La apuesta de Maduro es arriesgada. Su sistema ha cultivado una élite interna del régimen que, probablemente, concentra más poder que en otras autocracias; si lo desearan, podrían incluso apartarlo del poder. Es posible que el gobierno de Trump espere que la demostración de fuerza militar de Estados Unidos en el Caribe —y las amenazas de ataques terrestres dentro de Venezuela— provoquen este tipo de motín.
Pero incluso si estos grupos se rebelaran y lograran presionar con éxito a Maduro para que dejara el poder, es difícil decir qué ocurriría después. Es casi seguro que muchos no actuarían con la intención de fomentar un cambio total de régimen, sino de cambiar a Maduro por otra figura que preserve las redes exclusivas de clientelismo que los mantienen.

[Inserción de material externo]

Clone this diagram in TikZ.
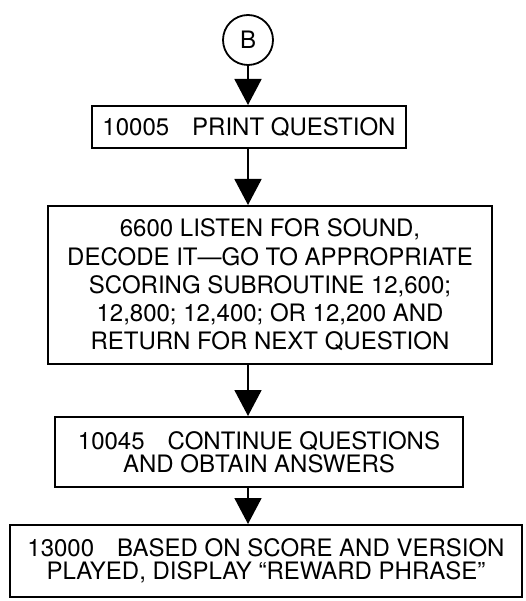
\documentclass[tikz,border=0pt]{standalone}
\usepackage{fontspec}
\setmainfont{TeX Gyre Heros}
\usetikzlibrary{arrows.meta, positioning}
\tikzset{
    step_box/.style={
        rectangle, draw=black, line width=2pt, inner sep=0pt,
        align=center, font=\fontsize{24}{23.5}\selectfont
    },
    conn_circle/.style={
        circle, draw=black, line width=1.8pt, minimum size=50pt, inner sep=0pt,
        font=\fontsize{24}{24}\selectfont
    },
    flow_arrow/.style={
        -{Triangle[width=27pt, length=26pt]}, draw=black, line width=1.8pt
    }
}
\newcommand{\numgap}{\hspace{23pt}}

\begin{document}
\begin{tikzpicture}[x=1pt, y=1pt]
    \useasboundingbox (0, 0) rectangle (526, -601);

    % Entry connector
    \node[conn_circle] (conn_b) at (248, -40) {B};

    % Steps
    \node[step_box, minimum width=314pt, minimum height=42pt] (print_q) at (249, -127) {10005\numgap PRINT QUESTION};
    \node[step_box, minimum width=444pt, minimum height=158pt, font=\fontsize{24}{28.3}\selectfont] (listen) at (270, -285) {6600 LISTEN FOR SOUND,\\DECODE IT—GO TO APPROPRIATE\\SCORING SUBROUTINE 12,600;\\12,800; 12,400; OR 12,200 AND\\RETURN FOR NEXT QUESTION};
    \node[step_box, minimum width=408pt, minimum height=70pt] (cont_q) at (259, -452) {10045\numgap CONTINUE QUESTIONS\\AND OBTAIN ANSWERS};
    \node[step_box, minimum width=512pt, minimum height=72pt] (reward) at (266, -561) {13000\numgap BASED ON SCORE AND VERSION\\PLAYED, DISPLAY “REWARD PHRASE”};

    % Connectors
    \draw[flow_arrow] (conn_b.south) -- (conn_b.south |- print_q.north);
    \draw[flow_arrow] (conn_b.south |- print_q.south) -- (conn_b.south |- listen.north);
    \draw[flow_arrow] (conn_b.south |- listen.south) -- (conn_b.south |- cont_q.north);
    \draw[flow_arrow] (conn_b.south |- cont_q.south) -- (conn_b.south |- reward.north);
\end{tikzpicture}
\end{document}
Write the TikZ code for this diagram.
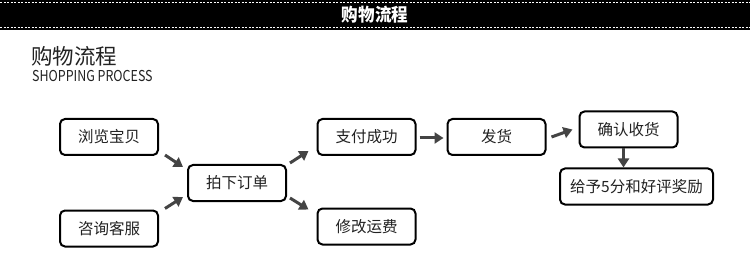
\documentclass[tikz,border=0pt]{standalone}
\usepackage{fontspec}
\setmainfont{Noto Sans CJK SC}
\usetikzlibrary{arrows.meta,calc}
\definecolor{txt}{HTML}{222222}
\definecolor{arrc}{HTML}{444444}
\tikzset{
  box/.style={draw=black, line width=2pt, rounded corners=5pt, minimum height=36pt, minimum width=98pt, inner sep=0pt, font=\fontsize{15.5}{15.5}\selectfont, text=txt},
  arr/.style={draw=arrc, line width=3pt, -{Triangle[length=9pt,width=11pt]}},
}
\begin{document}
\begin{tikzpicture}[x=1pt,y=-1pt]
\useasboundingbox (0,0) rectangle (750,259);
\fill[white] (0,0) rectangle (750,259);
% top band
\fill[black] (0,0) rectangle (750,30);
\draw[white, line width=1.2pt, dash pattern=on 2pt off 1.5pt] (0,2.5) -- (750,2.5);
\draw[white, line width=1.2pt, dash pattern=on 2pt off 1.5pt] (0,27.5) -- (750,27.5);
\node[text=white, font=\fontsize{18}{18}\selectfont\bfseries, inner sep=0pt] (bandtitle) at (375,15) {\scalebox{0.92}[1]{购物流程}};
% heading
\node[anchor=west, text=txt, font=\fontsize{21.5}{21.5}\selectfont, inner sep=0pt] (head) at (31,56) {购物流程};
\node[anchor=west, text=txt, font=\fontsize{15}{15}\selectfont, inner sep=0pt] (sub) at (32,76.5) {\scalebox{0.83}[1]{SHOPPING PROCESS}};
% boxes
\node[box] (b1) at (109,137) {浏览宝贝};
\node[box] (b2) at (109,228.5) {咨询客服};
\node[box] (order) at (237,183) {拍下订单};
\node[box] (pay) at (366.5,137) {支付成功};
\node[box] (fee) at (366.5,226.5) {修改运费};
\node[box] (ship) at (496.5,137) {发货};
\node[box] (confirm) at (628.5,129.5) {确认收货};
\node[box, minimum width=153pt] (reward) at (636.5,186.5) {给予5分和好评奖励};
% arrows
\draw[arr] ($(b1.south east)+(6,-1)$) -- ($(order.north west)+(-4,3)$);
\draw[arr] ($(b2.north east)+(6,-1)$) -- ($(order.south west)+(-4,-5)$);
\draw[arr] ($(order.north east)+(3,-1)$) -- ($(pay.south west)+(-8,-5)$);
\draw[arr] ($(order.south east)+(3,-4)$) -- ($(fee.north west)+(-8,2)$);
\draw[arr] ($(pay.east)+(3,1)$) -- ($(ship.west)+(-3,1)$);
\draw[arr] ($(ship.east)+(5,0)$) -- ($(confirm.west)+(-6,0)$);
\coordinate (cs) at ($(confirm.south)+(-5,0)$);
\draw[arr] (cs) -- (cs |- reward.north);
\end{tikzpicture}
\end{document}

He aquí el principal desafío para cualquier intento futuro de desmantelar la dictadura en Venezuela. La sociedad civil difícilmente podrá reunir los recursos necesarios para desarticular la estructura política que Maduro ha construido. Cualquiera que aspire a establecer un nuevo orden político probablemente necesitará la cooperación de la confederación interna del régimen. Pero los miembros de esta clase privilegiada no estarán dispuestos a colaborar con esfuerzos que impliquen destruir el sistema del cual depende su poder.
E incluso si un miembro de la oposición llegara a remplazar a Maduro, eso no garantizaría necesariamente el regreso de la democracia en Venezuela. Sería necesario construir prácticamente desde cero un nuevo aparato estatal, con contrapesos institucionales efectivos, o de lo contrario los nuevos ganadores políticos podrían reproducir el mismo sistema profundamente corrupto, coercitivo y desigual que ha mantenido tan firmemente el poder de Maduro.
Maduro podrá ser odiado por la mayor parte de la sociedad y menospreciado incluso por muchos de sus propios aliados. Pero ha demostrado ser un astuto arquitecto de su régimen: uno en el que las únicas personas capaces de derribarlo son, precisamente, las que más perderían con su caída.